L’interdisciplinarité a connu une évolution différente dans les arts et les sciences sociales britanniques depuis 1980. En 1992, le gouvernement conservateur abolit la distinction institutionnelle entre les universités et les écoles polytechniques. La fin de cette différentiation idéologique entre deux types d’institutions contraignit les écoles polytechniques, devenues « nouvelles universités » ou « universités 1992 », à une soumission culturelle vis-à-vis de l’ethos des université dominantes, dites du « groupe de Russell ». Les Cultural Studies disparurent en tant que mécanisme de légitimation des cultures populaires. À partir du début des années 1990, l’organisation des curricula dans l’enseignement supérieur au Royaume-Uni est en partie modelée par la façon dont la recherche est financée et évaluée à l’échelle nationale. Les agences de financement les plus importantes, aussi bien pour les équipes de recherche que pour les bourses de recherche destinées aux étudiants, sont le Conseil de la recherche économique et sociale (ESRC) et le Comité de la recherche dans les arts et les humanités (AHRB), renommé Conseil de la recherche dans les arts et les humanités (AHRC) en 1997. Bien que chacune de ces deux agences se donne pour objectif de favoriser des projets et des formations « interdisciplinaires », elles s’appuient sur des comités formés dans un cadre disciplinaire traditionnel, ce qui dote les Cultural Studies d’une existence ambivalente aux yeux des deux agences.
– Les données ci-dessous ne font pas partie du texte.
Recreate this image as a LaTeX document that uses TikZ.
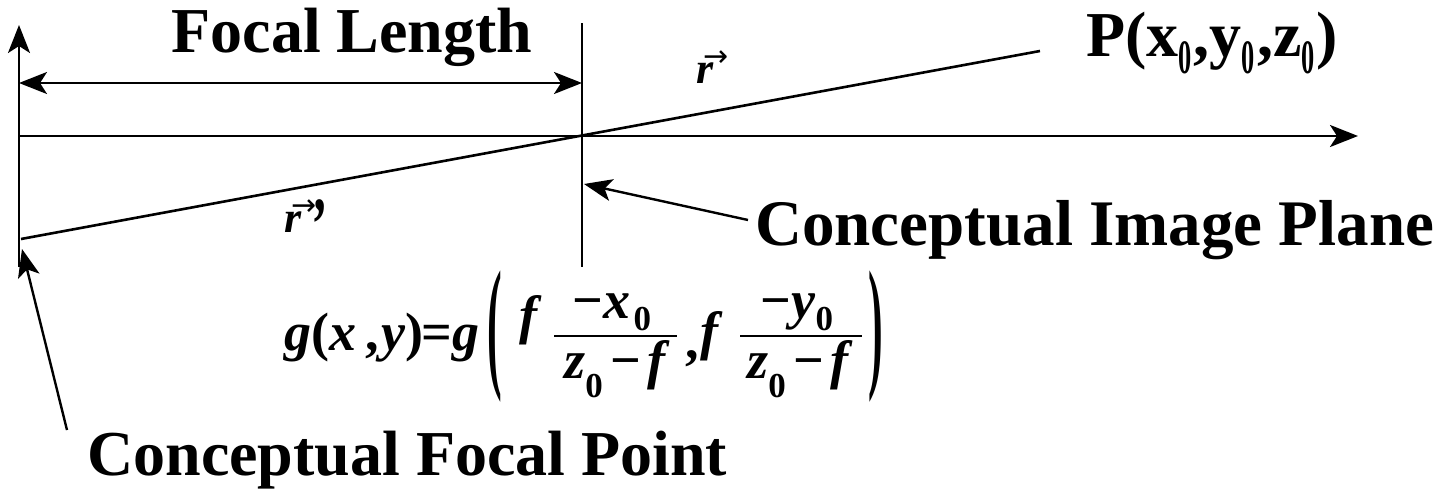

Cette brève histoire de quelques aspects de l’enseignement supérieur français et britannique éclaire le malaise socio-politique actuel dans ces deux pays face à la montée du populisme et à la perte de confiance vis-à-vis des experts scientifiques. Il serait possible de remédier à ces problèmes en prêtant une attention renouvelée à l’effort de réconciliation discuté dans Le Savant et le Populaire, dont la marginalisation a contribué à développer la situation actuelle.